— start of SOURCE EXCERPT —
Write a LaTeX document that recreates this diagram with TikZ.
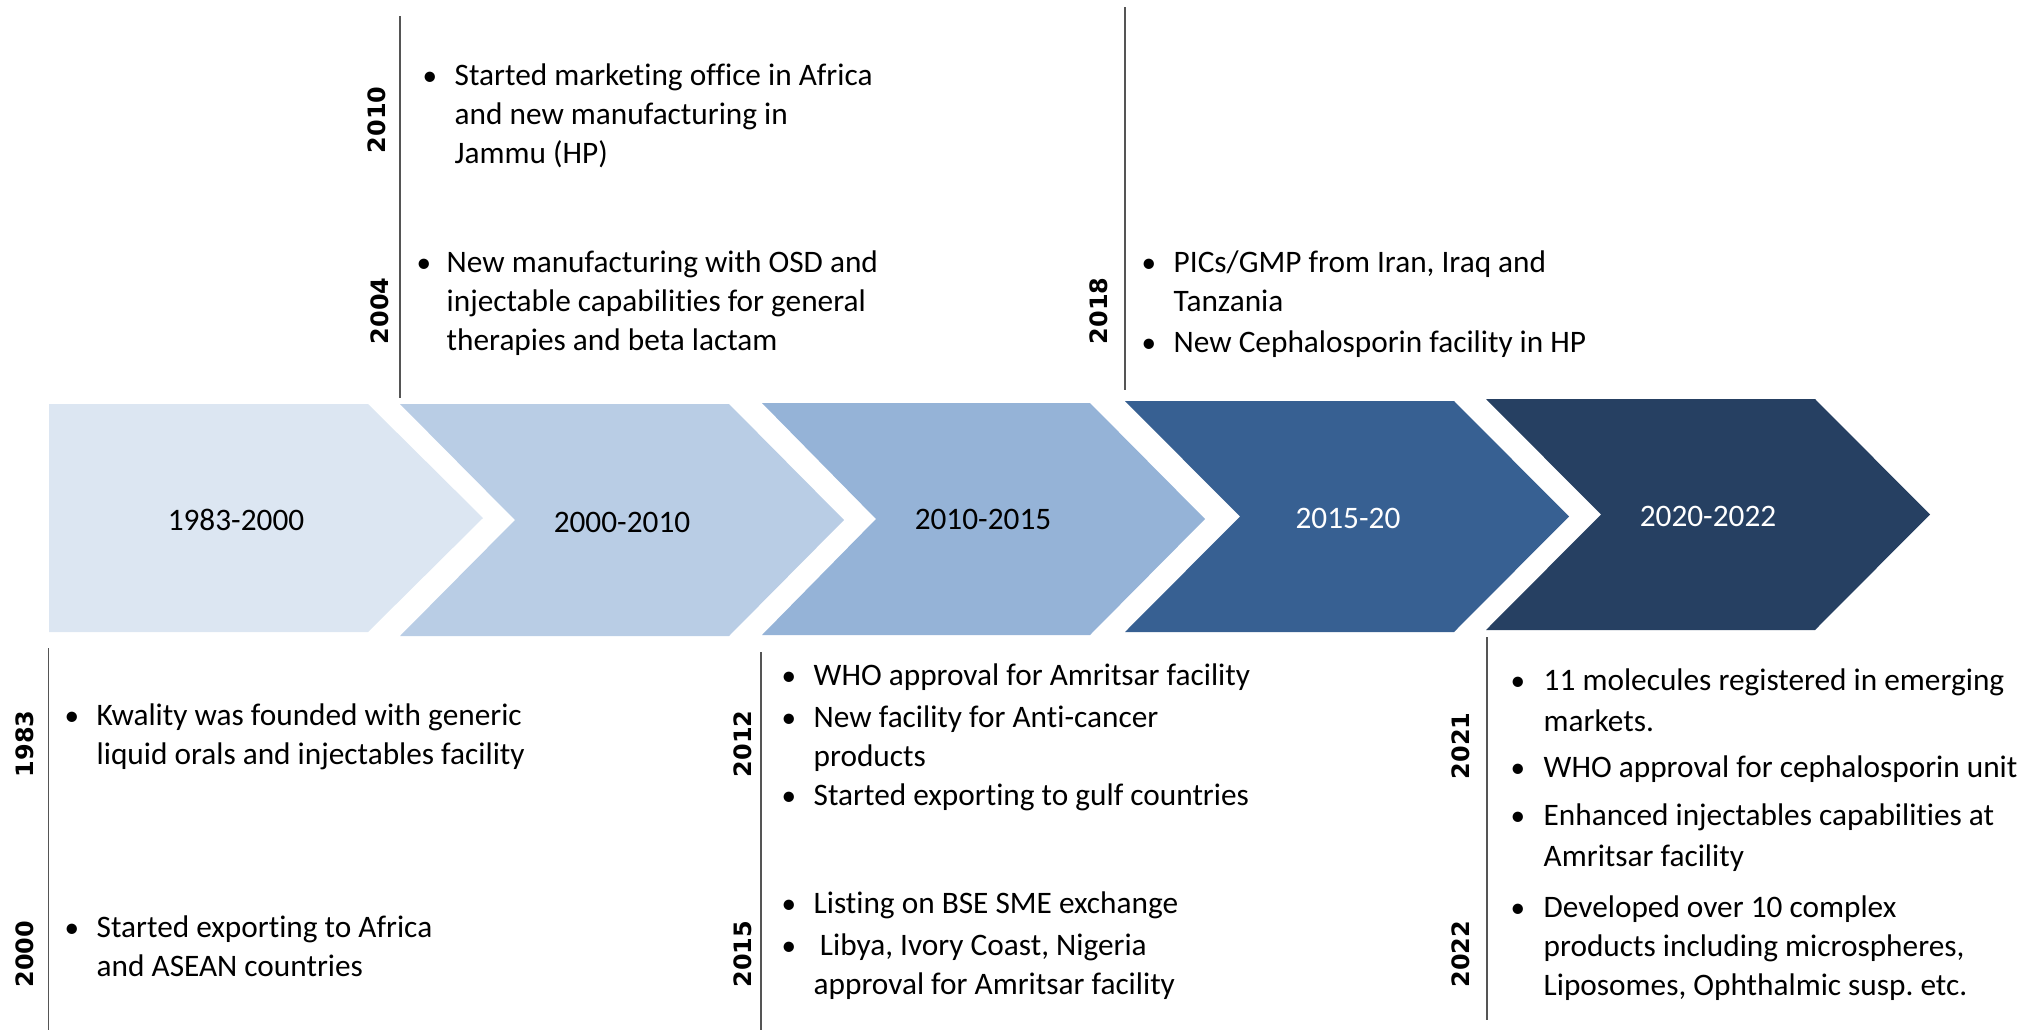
\documentclass[tikz,border=0pt]{standalone}
\usepackage{fontspec}
\setmainfont{Carlito}[Ligatures=NoCommon]
\newfontfamily\yearfont{DejaVu Sans}
\frenchspacing
\definecolor{chevA}{HTML}{DCE6F2}
\definecolor{chevB}{HTML}{B9CDE5}
\definecolor{chevC}{HTML}{95B3D7}
\definecolor{chevD}{HTML}{376092}
\definecolor{chevE}{HTML}{264062}
\definecolor{rule}{HTML}{555555}
\newcommand{\lines}[1]{\begin{tabular}[t]{@{}l@{}}#1\end{tabular}}
\tikzstyle{yr}=[rotate=90, inner sep=0pt, font=\yearfont\bfseries\fontsize{6.8}{8}\selectfont]
\tikzstyle{bul}=[anchor=base west, inner sep=0pt, font=\fontsize{8.3}{11.1}\selectfont]
\tikzstyle{entry}=[anchor=base west, inner sep=0pt, font=\fontsize{8.9}{11.1}\selectfont]
\tikzstyle{period}=[font=\fontsize{8.9}{11.1}\selectfont]
\tikzstyle{tick}=[draw=rule, line width=0.45pt]

\begin{document}
\begin{tikzpicture}[x=0.01cm, y=-0.01cm]
            \useasboundingbox (0,0) rectangle (2044,1030);
            %Chevrons of the timeline
            \foreach \xl/\xc/\yt/\yb/\dep/\col in {49/368/404/632/0/chevA, 400/729/404/636/115/chevB, 762/1090/403/635/114/chevC, 1125/1454/401/632/115/chevD, 1486/1815/399/630/115/chevE}{
                \fill[\col] (\xl,\yt) -- (\xc,\yt) -- ({\xc+115},{(\yt+\yb)/2}) -- (\xc,\yb) -- (\xl,\yb) -- ({\xl+\dep},{(\yt+\yb)/2}) -- cycle;
            }
            \node[period](p1) at (236,520){1983-2000};
            \node[period](p2) at (622,522){2000-2010};
            \node[period](p3) at (983,519){2010-2015};
            \node[period, white](p4) at (1348,518){2015-20};
            \node[period, white](p5) at (1708,516){2020-2022};

            %Rules above the chevrons
            \coordinate (u1top) at (400,16);
            \coordinate (u1bot) at (400,398);
            \coordinate (u2top) at (1125,7);
            \coordinate (u2bot) at (1125,390);
            \draw[tick] (u1top) -- (u1bot);
            \draw[tick] (u2top) -- (u2bot);

            %Rules below the chevrons
            \coordinate (d1top) at (48.5,648);
            \coordinate (d1bot) at (48.5,1030);
            \coordinate (d2top) at (761,652);
            \coordinate (d2bot) at (761,1030);
            \coordinate (d3top) at (1487,637);
            \coordinate (d3bot) at (1487,1020);
            \draw[tick] (d1top) -- (d1bot);
            \draw[tick] (d2top) -- (d2bot);
            \draw[tick] (d3top) -- (d3bot);

            %Years
            \node[yr](y2010) at (377,120){2010};
            \node[yr](y2004) at (380,311){2004};
            \node[yr](y2018) at (1099,311){2018};
            \node[yr](y1983) at (25,744){1983};
            \node[yr](y2000) at (25,954){2000};
            \node[yr](y2012) at (743,744){2012};
            \node[yr](y2015) at (743,954){2015};
            \node[yr](y2021) at (1461,746){2021};
            \node[yr](y2022) at (1461,954){2022};

            %Bullets
            \foreach \bx/\by in {422/85, 416/272, 1141/272, 1141/352, 64/725, 64/937, 781/685, 781/727, 781/805, 781/913, 781/955, 1510/690, 1510/777, 1510/825, 1510/917}{
                \node[bul] at (\bx,\by){\textbullet};
            }

            %Events above
            \node[entry](e2010) at (454,85){\lines{Started marketing office in Africa\\and new manufacturing in\\Jammu (HP)}};
            \node[entry](e2004) at (446,272){\lines{New manufacturing with OSD and\\injectable capabilities for general\\therapies and beta lactam}};
            \node[entry](e2018a) at (1173,272){\lines{PICs/GMP from Iran, Iraq and\\Tanzania}};
            \node[entry](e2018b) at (1173,352){New Cephalosporin facility in HP};

            %Events below
            \node[entry](e1983) at (96,725){\lines{Kwality was founded with generic\\liquid orals and injectables facility}};
            \node[entry](e2000) at (96,937){\lines{Started exporting to Africa\\and ASEAN countries}};
            \node[entry](e2012a) at (813,685){WHO approval for Amritsar facility};
            \node[entry](e2012b) at (813,727){\lines{New facility for Anti-cancer\\products}};
            \node[entry](e2012c) at (813,805){Started exporting to gulf countries};
            \node[entry](e2015a) at (813,913){Listing on BSE SME exchange};
            \node[entry](e2015b) at (813,955){\lines{\hspace{0.2em}Libya, Ivory Coast, Nigeria\\approval for Amritsar facility}};
            \node[entry](e2021a) at (1543,690){\lines{11 molecules registered in emerging\\[0.8pt]markets.}};
            \node[entry](e2021b) at (1543,777){WHO approval for cephalosporin unit};
            \node[entry](e2021c) at (1543,825){\lines{Enhanced injectables capabilities at\\[0.8pt]Amritsar facility}};
            \node[entry](e2022) at (1543,917){\lines{Developed over 10 complex\\products including microspheres,\\Liposomes, Ophthalmic susp. etc.}};
\end{tikzpicture}
\end{document}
— end of SOURCE EXCERPT —
_YOUR INSTRUCTIONS:_ Copy and report every line where the word "with" is present.

_FINAL RESULT:_
Write a LaTeX document that recreates this diagram with TikZ.
            \node[entry](e2004) at (446,272){\lines{New manufacturing with OSD and\\injectable capabilities for general\\therapies and beta lactam}};
            \node[entry](e1983) at (96,725){\lines{Kwality was founded with generic\\liquid orals and injectables facility}};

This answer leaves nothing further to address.